++++ Listed records ++++

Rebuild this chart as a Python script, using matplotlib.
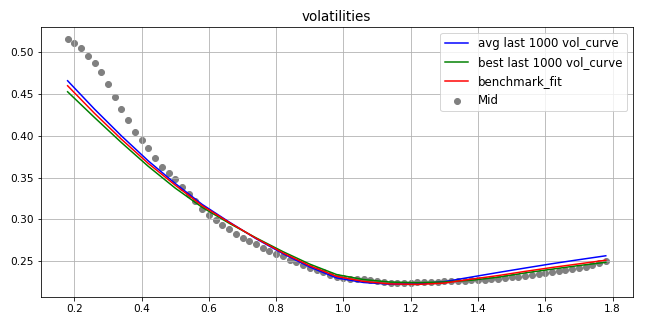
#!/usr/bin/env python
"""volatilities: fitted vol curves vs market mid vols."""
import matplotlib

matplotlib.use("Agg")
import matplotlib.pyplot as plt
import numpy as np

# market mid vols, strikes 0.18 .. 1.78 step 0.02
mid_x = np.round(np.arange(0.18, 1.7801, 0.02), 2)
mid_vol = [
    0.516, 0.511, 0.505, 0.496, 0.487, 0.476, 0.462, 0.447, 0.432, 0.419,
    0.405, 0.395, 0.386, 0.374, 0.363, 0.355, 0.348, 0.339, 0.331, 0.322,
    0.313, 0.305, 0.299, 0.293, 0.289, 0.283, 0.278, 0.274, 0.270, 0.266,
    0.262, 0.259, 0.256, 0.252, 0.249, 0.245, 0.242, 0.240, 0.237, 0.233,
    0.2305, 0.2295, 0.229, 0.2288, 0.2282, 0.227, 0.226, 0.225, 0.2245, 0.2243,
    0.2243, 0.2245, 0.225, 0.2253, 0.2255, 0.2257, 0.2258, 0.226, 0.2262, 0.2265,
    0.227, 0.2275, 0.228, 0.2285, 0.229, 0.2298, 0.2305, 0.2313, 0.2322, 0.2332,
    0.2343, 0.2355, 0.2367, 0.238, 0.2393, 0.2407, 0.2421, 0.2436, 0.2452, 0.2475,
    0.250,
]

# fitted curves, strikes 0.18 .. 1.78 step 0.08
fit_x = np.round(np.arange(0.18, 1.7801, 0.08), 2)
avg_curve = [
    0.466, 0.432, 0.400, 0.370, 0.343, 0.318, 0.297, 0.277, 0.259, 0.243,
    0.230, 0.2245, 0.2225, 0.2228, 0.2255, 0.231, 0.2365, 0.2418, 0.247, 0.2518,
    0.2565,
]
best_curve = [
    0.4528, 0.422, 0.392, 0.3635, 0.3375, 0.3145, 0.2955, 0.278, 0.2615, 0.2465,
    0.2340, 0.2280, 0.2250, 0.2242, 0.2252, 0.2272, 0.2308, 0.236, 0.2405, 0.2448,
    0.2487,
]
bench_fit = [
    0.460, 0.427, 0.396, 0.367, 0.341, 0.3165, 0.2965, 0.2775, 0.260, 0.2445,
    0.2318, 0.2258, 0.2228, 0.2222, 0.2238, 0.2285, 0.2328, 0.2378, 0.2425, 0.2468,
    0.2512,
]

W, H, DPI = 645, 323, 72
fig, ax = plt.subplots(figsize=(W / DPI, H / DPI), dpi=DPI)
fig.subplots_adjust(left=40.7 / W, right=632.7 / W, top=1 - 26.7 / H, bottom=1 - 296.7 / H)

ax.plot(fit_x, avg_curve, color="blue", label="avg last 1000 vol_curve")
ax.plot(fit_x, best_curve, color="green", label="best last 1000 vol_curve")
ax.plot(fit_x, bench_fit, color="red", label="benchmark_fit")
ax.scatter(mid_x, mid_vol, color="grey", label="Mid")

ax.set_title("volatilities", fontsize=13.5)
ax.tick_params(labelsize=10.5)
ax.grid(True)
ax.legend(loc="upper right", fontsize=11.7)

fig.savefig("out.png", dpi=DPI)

++++
++++ Listed records ++++

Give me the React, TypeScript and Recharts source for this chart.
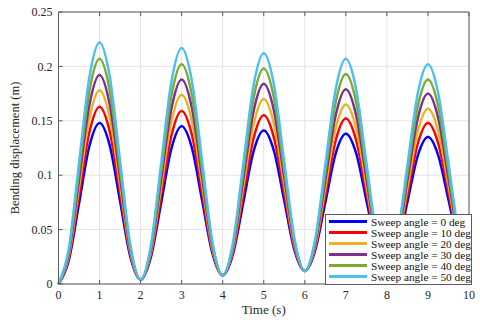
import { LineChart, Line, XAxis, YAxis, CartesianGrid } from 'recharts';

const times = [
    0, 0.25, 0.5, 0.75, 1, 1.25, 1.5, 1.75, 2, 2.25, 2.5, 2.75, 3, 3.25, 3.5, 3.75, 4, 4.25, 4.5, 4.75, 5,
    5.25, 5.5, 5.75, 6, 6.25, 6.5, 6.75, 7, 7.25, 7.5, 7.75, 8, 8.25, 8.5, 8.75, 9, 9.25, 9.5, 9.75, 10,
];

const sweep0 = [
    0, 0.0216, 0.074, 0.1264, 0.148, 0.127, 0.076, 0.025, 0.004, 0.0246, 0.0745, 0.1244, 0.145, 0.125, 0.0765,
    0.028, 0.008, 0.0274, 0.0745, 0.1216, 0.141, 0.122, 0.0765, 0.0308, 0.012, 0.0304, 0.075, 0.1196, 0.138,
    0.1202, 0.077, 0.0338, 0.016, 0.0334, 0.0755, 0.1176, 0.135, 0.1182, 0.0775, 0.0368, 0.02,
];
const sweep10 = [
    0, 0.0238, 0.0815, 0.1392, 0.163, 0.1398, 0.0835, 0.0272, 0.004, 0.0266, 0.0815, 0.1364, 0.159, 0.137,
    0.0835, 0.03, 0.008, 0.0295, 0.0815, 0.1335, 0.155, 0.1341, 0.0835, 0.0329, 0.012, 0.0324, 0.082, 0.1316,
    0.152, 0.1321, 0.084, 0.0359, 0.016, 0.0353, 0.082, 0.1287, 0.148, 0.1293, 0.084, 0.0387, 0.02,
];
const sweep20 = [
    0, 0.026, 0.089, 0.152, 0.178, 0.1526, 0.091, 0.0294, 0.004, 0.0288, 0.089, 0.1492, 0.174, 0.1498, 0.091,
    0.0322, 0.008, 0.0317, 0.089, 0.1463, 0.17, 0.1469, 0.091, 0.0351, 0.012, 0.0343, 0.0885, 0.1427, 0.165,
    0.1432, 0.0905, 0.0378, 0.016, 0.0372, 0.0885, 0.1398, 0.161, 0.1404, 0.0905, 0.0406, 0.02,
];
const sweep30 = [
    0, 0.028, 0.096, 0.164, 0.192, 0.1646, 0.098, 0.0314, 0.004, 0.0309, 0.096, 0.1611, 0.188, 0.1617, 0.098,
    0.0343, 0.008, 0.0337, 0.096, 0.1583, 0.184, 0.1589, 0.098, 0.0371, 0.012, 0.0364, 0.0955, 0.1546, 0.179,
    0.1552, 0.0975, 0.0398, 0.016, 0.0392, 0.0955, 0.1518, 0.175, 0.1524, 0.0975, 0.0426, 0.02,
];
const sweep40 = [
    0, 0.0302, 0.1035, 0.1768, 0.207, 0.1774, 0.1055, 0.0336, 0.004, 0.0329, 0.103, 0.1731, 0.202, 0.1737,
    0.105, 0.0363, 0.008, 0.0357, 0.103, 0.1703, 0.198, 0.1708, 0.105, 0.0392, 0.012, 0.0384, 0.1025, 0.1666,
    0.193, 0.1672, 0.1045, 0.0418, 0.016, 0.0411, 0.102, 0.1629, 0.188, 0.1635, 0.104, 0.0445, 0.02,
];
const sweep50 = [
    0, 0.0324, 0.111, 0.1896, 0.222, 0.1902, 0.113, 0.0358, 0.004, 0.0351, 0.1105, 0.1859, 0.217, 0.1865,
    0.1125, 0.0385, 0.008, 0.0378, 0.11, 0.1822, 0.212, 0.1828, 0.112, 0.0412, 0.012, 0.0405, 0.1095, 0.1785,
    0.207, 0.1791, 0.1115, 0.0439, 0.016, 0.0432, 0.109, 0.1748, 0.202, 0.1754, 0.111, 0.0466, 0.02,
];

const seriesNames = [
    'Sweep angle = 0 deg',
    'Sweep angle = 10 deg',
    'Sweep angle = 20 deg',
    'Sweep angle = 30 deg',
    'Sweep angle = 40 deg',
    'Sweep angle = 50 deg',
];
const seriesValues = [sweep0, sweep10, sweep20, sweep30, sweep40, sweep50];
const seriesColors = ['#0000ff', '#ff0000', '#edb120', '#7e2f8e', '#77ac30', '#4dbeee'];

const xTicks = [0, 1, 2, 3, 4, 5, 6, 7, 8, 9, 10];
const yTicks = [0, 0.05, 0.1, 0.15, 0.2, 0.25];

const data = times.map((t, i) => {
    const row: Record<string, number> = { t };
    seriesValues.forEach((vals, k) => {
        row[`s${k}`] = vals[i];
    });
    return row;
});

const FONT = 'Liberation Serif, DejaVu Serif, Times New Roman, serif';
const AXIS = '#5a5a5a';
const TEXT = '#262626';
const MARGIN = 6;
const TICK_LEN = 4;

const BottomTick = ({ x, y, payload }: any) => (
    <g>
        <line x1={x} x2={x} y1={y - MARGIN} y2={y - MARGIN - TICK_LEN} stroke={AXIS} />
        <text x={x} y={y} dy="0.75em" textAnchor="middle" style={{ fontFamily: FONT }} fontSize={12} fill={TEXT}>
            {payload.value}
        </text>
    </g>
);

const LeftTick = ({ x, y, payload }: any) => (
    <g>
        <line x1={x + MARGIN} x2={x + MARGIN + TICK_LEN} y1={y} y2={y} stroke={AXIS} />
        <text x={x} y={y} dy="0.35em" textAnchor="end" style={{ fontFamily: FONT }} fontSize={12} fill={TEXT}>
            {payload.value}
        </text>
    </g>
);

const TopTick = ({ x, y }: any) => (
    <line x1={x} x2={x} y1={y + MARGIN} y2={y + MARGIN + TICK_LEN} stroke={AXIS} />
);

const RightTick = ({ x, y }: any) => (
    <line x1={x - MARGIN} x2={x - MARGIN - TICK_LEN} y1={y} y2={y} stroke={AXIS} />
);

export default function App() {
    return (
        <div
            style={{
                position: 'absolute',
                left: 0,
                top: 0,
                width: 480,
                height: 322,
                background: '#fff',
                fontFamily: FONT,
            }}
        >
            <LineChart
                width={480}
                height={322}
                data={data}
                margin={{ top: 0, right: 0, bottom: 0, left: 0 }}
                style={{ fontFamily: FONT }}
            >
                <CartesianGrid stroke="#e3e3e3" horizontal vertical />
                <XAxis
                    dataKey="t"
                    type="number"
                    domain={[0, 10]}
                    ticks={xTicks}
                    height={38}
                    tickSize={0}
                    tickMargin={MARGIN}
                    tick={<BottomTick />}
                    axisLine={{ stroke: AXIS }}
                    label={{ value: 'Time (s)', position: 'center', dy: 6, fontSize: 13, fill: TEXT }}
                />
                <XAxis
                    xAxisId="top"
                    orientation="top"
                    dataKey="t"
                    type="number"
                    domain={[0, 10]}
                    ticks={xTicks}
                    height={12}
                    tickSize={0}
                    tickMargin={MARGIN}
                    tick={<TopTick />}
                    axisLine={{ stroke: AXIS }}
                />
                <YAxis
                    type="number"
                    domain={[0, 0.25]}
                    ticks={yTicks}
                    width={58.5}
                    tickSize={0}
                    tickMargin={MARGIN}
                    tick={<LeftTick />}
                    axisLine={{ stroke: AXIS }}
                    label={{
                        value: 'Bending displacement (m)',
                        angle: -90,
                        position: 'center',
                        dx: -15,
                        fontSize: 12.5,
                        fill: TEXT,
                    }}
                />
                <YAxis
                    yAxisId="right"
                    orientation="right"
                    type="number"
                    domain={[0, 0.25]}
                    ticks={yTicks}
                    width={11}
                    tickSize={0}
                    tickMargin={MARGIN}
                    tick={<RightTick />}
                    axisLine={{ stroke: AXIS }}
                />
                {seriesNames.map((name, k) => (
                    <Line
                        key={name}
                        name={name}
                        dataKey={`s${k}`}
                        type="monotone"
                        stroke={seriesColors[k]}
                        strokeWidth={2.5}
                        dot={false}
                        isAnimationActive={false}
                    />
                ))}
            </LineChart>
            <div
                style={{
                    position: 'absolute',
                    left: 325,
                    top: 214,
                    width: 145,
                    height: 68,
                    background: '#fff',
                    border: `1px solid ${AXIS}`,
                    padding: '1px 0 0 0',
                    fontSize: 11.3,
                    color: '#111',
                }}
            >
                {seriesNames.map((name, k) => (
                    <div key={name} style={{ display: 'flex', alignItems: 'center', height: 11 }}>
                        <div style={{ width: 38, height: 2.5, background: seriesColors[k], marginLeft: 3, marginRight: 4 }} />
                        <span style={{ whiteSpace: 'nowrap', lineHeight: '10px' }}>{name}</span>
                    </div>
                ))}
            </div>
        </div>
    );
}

++++

* Short task *
Give back only the lines from the one holding "Rebuild this chart" through the one holding "import numpy as np", both kept, exactly as written. Omit the images.

* Finished task *
Rebuild this chart as a Python script, using matplotlib.
#!/usr/bin/env python
"""volatilities: fitted vol curves vs market mid vols."""
import matplotlib

matplotlib.use("Agg")
import matplotlib.pyplot as plt
import numpy as np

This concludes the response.